TASK STATEMENT ->
Write out, word for word, every line from the first one through the line that holds "ctx.fillText(TITLE, 266, 27);", and nothing else; skip the pictures.

• • • • •

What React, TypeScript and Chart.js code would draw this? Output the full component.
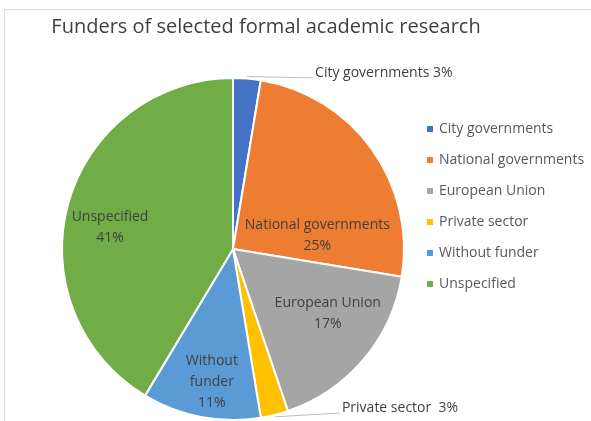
import React, { useEffect, useRef } from "react";
import { Chart, registerables } from "chart.js";

Chart.register(...registerables);

const TITLE = "Funders of selected formal academic research";
const categories = [
  "City governments",
  "National governments",
  "European Union",
  "Private sector",
  "Without funder",
  "Unspecified",
];
const shares = [2.6, 25, 17.2, 2.6, 11.2, 41.4];
const colors = ["#4472C4", "#ED7D31", "#A5A5A5", "#FFC000", "#5B9BD5", "#70AD47"];
// label text lines inside slices (category name split as Excel wrapped it)
const labelLines = [
  ["City governments"],
  ["National governments"],
  ["European Union"],
  ["Private sector"],
  ["Without", "funder"],
  ["Unspecified"],
];

// label placement: inside = polar (deg clockwise from top, radius fraction); outside = text anchor offset in radius units
const labelPlacement: any[] = [
  { outside: true, tx: 0.48, ty: -1.03, sep: " " },
  { angle: 80.6, r: 0.5 },
  { angle: 124.2, r: 0.67 },
  { outside: true, tx: 0.637, ty: 0.93, sep: "  " },
  { angle: 189, r: 0.79 },
  { angle: 279.9, r: 0.73 },
];

const FONT = '"Open Sans", "Liberation Sans", sans-serif';

const overlay = {
  id: "overlay",
  afterDraw(chart: any) {
    const ctx = chart.ctx as CanvasRenderingContext2D;
    const meta = chart.getDatasetMeta(0);
    const arcs = meta.data;
    const cx = arcs[0].x;
    const cy = arcs[0].y;
    const R = arcs[0].outerRadius;
    const total = shares.reduce((a, b) => a + b, 0);
    ctx.save();

    // frame
    ctx.strokeStyle = "#D9D9D9";
    ctx.lineWidth = 1;
    ctx.beginPath();
    ctx.moveTo(4.5, 421);
    ctx.lineTo(4.5, 9.5);
    ctx.lineTo(591, 9.5);
    ctx.stroke();

    // title
    ctx.fillStyle = "#404040";
    ctx.textAlign = "center";
    ctx.textBaseline = "middle";
    ctx.font = `20px ${FONT}`;
    ctx.fillText(TITLE, 266, 27);

    // data labels
    ctx.font = `14px ${FONT}`;
    ctx.fillStyle = "#404040";
    arcs.forEach((arc: any, i: number) => {
      const pct = Math.round((shares[i] / total) * 100) + "%";
      const p = labelPlacement[i];
      if (p.outside) {
        const mid = (arc.startAngle + arc.endAngle) / 2;
        const ax = cx + Math.cos(mid) * (R + 2);
        const ay = cy + Math.sin(mid) * (R + 2);
        const tx = cx + p.tx * R;
        const ty = cy + p.ty * R;
        ctx.strokeStyle = "#BFBFBF";
        ctx.lineWidth = 1;
        ctx.beginPath();
        ctx.moveTo(ax, ay);
        ctx.lineTo(tx - 2, ty + 5);
        ctx.stroke();
        ctx.textAlign = "left";
        ctx.textBaseline = "middle";
        ctx.fillText(labelLines[i].join(" ") + p.sep + pct, tx, ty);
      } else {
        const a = (p.angle * Math.PI) / 180;
        const x = cx + Math.sin(a) * p.r * R;
        const y = cy - Math.cos(a) * p.r * R;
        const lines = [...labelLines[i], pct];
        const lh = 21;
        const y0 = y - ((lines.length - 1) * lh) / 2;
        ctx.textAlign = "center";
        ctx.textBaseline = "middle";
        lines.forEach((t, k) => ctx.fillText(t, x, y0 + k * lh));
      }
    });

    // legend
    ctx.font = `14px ${FONT}`;
    ctx.textAlign = "left";
    ctx.textBaseline = "middle";
    categories.forEach((c, i) => {
      const y = 129 + i * 31;
      ctx.fillStyle = colors[i];
      ctx.fillRect(427, y - 3, 6, 6);
      ctx.fillStyle = "#595959";
      ctx.fillText(c, 439, y);
    });
    ctx.restore();
  },
};

export default function App() {
  const ref = useRef<HTMLCanvasElement>(null);
  useEffect(() => {
    document.body.style.margin = "0";
    const chart = new Chart(ref.current!, {
      type: "pie",
      data: {
        labels: categories,
        datasets: [
          {
            data: shares,
            backgroundColor: colors,
            borderColor: "#FFFFFF",
            borderWidth: 2,
          },
        ],
      },
      options: {
        responsive: false,
        animation: false,
        layout: { padding: { left: 61, top: 77, right: 186, bottom: 0 } },
        plugins: {
          legend: { display: false },
          tooltip: { enabled: false },
          title: { display: false },
        },
      },
      plugins: [overlay],
    });
    return () => chart.destroy();
  }, []);
  return (
    <div style={{ position: "fixed", left: 0, top: 0, width: 591, height: 421, background: "#fff" }}>
      <canvas ref={ref} width={591} height={421} />
    </div>
  );
}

• • • • •

RIGHT ANSWER ->
What React, TypeScript and Chart.js code would draw this? Output the full component.
import React, { useEffect, useRef } from "react";
import { Chart, registerables } from "chart.js";

Chart.register(...registerables);

const TITLE = "Funders of selected formal academic research";
const categories = [
  "City governments",
  "National governments",
  "European Union",
  "Private sector",
  "Without funder",
  "Unspecified",
];
const shares = [2.6, 25, 17.2, 2.6, 11.2, 41.4];
const colors = ["#4472C4", "#ED7D31", "#A5A5A5", "#FFC000", "#5B9BD5", "#70AD47"];
// label text lines inside slices (category name split as Excel wrapped it)
const labelLines = [
  ["City governments"],
  ["National governments"],
  ["European Union"],
  ["Private sector"],
  ["Without", "funder"],
  ["Unspecified"],
];

// label placement: inside = polar (deg clockwise from top, radius fraction); outside = text anchor offset in radius units
const labelPlacement: any[] = [
  { outside: true, tx: 0.48, ty: -1.03, sep: " " },
  { angle: 80.6, r: 0.5 },
  { angle: 124.2, r: 0.67 },
  { outside: true, tx: 0.637, ty: 0.93, sep: "  " },
  { angle: 189, r: 0.79 },
  { angle: 279.9, r: 0.73 },
];

const FONT = '"Open Sans", "Liberation Sans", sans-serif';

const overlay = {
  id: "overlay",
  afterDraw(chart: any) {
    const ctx = chart.ctx as CanvasRenderingContext2D;
    const meta = chart.getDatasetMeta(0);
    const arcs = meta.data;
    const cx = arcs[0].x;
    const cy = arcs[0].y;
    const R = arcs[0].outerRadius;
    const total = shares.reduce((a, b) => a + b, 0);
    ctx.save();

    // frame
    ctx.strokeStyle = "#D9D9D9";
    ctx.lineWidth = 1;
    ctx.beginPath();
    ctx.moveTo(4.5, 421);
    ctx.lineTo(4.5, 9.5);
    ctx.lineTo(591, 9.5);
    ctx.stroke();

    // title
    ctx.fillStyle = "#404040";
    ctx.textAlign = "center";
    ctx.textBaseline = "middle";
    ctx.font = `20px ${FONT}`;
    ctx.fillText(TITLE, 266, 27);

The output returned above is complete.